In the example, we imagined the subagents as emulations. One might wonder, does the institution design approach require that the subagents be anthropomorphic? Or is it equally applicable to systems composed of artificial subagents?

One’s first thought here might be skeptical. One notes that despite our plentiful experience with human-like agents, we still cannot precisely predict the outbreak or outcomes of revolutions; social science can, at most, describe some statistical tendencies.³⁷ Since we cannot reliably predict the stability of social structures for ordinary human beings (about which we have much data), it is tempting to infer that we have little hope of precision-engineering stable social structures for cognitively enhanced human-like agents (about which we have no data), and that we have still less hope of doing so for advanced artificial agents (which are not even similar to agents that we have data about).

Yet the matter is not so cut-and-dried. Humans and human-like beings are complex; but artificial agents could have relatively simple architectures. Artificial agents could also have simple and explicitly characterized motivations. Furthermore, digital agents in general (whether emulations or artificial intelligences) are copyable: an affordance that may revolutionize management, much like interchangeable parts revolutionized manufacturing. These differences, together with the opportunity to work with agents that are initially powerless and to create institutional structures that use the various abovementioned control measures, might combine to make it possible to achieve particular institutional outcomes—such as a system that does not revolt—more reliably than if one were working with human beings under historical conditions.

But then again, artificial agents might lack many of the attributes that help us predict the behavior of human-like agents. Artificial agents need not have any of the social emotions that bind human behavior, emotions such as fear, pride, and remorse. Nor need artificial agents develop attachments to friends and family.

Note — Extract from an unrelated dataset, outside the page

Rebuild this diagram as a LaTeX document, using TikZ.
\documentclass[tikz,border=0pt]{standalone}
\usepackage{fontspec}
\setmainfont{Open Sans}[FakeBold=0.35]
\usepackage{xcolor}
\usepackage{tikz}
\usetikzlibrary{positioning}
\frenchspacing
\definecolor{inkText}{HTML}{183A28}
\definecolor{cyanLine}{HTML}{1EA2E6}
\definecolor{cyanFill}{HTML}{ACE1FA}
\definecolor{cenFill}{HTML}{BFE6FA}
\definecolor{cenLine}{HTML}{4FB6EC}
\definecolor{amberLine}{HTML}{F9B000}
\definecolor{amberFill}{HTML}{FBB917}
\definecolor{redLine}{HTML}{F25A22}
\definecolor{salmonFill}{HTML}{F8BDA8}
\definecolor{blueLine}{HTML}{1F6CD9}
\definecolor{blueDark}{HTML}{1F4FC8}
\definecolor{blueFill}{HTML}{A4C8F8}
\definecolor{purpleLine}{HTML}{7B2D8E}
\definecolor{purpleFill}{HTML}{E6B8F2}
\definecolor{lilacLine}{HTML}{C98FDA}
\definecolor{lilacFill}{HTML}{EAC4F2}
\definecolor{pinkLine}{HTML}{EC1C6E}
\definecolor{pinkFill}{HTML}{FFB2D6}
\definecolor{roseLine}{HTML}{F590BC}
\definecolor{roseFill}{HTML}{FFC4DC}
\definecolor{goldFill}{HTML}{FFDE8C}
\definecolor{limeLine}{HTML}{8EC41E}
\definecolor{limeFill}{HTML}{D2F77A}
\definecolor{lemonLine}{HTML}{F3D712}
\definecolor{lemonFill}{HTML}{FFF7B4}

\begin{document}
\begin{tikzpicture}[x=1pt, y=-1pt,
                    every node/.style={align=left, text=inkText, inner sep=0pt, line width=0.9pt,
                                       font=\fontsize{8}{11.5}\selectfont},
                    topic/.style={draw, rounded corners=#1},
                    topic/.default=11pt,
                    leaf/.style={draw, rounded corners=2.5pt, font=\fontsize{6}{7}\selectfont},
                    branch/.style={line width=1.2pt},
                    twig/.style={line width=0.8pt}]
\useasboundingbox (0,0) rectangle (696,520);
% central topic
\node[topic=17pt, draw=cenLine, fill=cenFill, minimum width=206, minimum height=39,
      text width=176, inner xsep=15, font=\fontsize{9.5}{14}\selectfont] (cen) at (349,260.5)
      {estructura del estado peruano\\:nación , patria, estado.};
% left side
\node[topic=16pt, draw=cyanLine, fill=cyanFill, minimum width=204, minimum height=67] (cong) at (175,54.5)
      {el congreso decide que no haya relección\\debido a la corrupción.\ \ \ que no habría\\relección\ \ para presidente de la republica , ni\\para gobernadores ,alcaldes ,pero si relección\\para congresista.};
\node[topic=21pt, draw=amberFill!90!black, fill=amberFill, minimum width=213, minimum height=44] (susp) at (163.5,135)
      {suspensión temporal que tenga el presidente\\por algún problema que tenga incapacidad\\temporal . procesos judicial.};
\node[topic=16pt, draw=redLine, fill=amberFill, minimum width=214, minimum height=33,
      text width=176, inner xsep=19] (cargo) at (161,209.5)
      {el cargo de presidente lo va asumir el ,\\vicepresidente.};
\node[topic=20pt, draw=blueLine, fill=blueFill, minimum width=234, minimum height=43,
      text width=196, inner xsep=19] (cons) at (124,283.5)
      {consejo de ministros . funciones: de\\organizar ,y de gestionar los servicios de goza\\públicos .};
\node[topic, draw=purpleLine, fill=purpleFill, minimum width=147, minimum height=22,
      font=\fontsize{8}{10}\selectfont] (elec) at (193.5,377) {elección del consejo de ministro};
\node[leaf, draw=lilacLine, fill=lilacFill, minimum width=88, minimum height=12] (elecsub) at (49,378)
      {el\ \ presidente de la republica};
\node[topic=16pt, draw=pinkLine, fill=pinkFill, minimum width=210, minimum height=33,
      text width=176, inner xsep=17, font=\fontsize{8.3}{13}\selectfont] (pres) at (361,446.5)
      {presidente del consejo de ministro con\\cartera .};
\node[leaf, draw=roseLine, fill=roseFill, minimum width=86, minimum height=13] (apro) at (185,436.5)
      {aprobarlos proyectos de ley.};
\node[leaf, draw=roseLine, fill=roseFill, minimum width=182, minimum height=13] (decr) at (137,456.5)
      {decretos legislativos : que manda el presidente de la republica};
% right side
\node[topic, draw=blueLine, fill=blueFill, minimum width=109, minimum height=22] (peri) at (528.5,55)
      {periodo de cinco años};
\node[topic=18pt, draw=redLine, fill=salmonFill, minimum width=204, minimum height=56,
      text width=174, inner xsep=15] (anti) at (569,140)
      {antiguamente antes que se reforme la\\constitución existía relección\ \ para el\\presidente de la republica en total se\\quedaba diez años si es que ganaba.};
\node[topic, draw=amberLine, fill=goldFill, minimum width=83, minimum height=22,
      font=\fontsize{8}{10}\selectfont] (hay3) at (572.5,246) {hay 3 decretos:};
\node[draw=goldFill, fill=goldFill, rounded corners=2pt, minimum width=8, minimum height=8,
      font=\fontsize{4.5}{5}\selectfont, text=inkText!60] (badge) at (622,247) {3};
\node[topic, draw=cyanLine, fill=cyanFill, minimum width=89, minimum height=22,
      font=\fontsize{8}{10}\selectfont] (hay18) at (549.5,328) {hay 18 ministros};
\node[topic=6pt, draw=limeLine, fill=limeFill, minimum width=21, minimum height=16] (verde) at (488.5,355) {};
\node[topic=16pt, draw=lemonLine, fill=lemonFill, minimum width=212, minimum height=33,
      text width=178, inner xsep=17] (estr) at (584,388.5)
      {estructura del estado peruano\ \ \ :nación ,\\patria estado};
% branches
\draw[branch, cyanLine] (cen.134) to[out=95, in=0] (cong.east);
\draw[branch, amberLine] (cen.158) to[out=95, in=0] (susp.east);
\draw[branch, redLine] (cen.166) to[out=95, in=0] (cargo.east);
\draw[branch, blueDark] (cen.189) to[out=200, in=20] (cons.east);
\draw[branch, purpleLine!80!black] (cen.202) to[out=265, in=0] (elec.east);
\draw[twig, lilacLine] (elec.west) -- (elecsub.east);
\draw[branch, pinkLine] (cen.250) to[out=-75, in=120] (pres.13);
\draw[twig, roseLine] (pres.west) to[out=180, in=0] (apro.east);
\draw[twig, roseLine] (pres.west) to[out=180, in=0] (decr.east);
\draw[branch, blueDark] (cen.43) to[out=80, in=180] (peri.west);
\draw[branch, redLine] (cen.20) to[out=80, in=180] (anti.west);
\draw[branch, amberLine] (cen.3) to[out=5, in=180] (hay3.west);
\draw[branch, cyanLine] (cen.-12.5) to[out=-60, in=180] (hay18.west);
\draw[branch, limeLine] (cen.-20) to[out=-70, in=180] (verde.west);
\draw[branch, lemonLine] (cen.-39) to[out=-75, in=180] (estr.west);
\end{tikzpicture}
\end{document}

Nor need they exhibit the unconscious body language that makes it difficult for us humans to conceal our intentions. These deficits might destabilize institutions of artificial agents. Moreover, artificial agents might be capable of making big leaps in cognitive performance as a result of seemingly small changes in their algorithms or architecture. Ruthlessly optimizing artificial agents might be willing to take extreme gambles from which humans would shrink.³⁸ And superintelligent agents might show a surprising ability to coordinate with little or no communication (e.g. by internally modeling each other’s hypothetical responses to various contingencies). These and other differences could make sudden institutional failure more likely, even in the teeth of what seem like Kevlar-clad methods of social control.

It is unclear, therefore, how promising the institution design approach is, and whether it has a greater chance of working with anthropomorphic than with artificial agents. It might be thought that creating an institution with appropriate checks and balances could only increase safety—or, at any rate, not reduce safety—so that from a risk-mitigation perspective it would always be best if the method were used. But even this cannot be said with certainty. The approach adds parts and complexity, and thus may also introduce new ways for things to go wrong that do not exist in the case of an agent that does not have intelligent subagents as parts. Nevertheless, institution design is worthy of further exploration.³⁹

Synopsis

Goal system engineering is not yet an established discipline. It is not currently known how to transfer human values to a digital computer, even given human-level machine intelligence. Having investigated a number of approaches, we found that some of them appear to be dead ends; but others appear to hold promise and deserve to be explored further. A summary is provided in Table 12.

Table 12 Summary of value-loading techniques

If we knew how to solve the value-loading problem, we would confront a further problem: the problem of deciding which values to load. What, in other words, would we want a superintelligence to want? This is the more philosophical problem to which we turn next.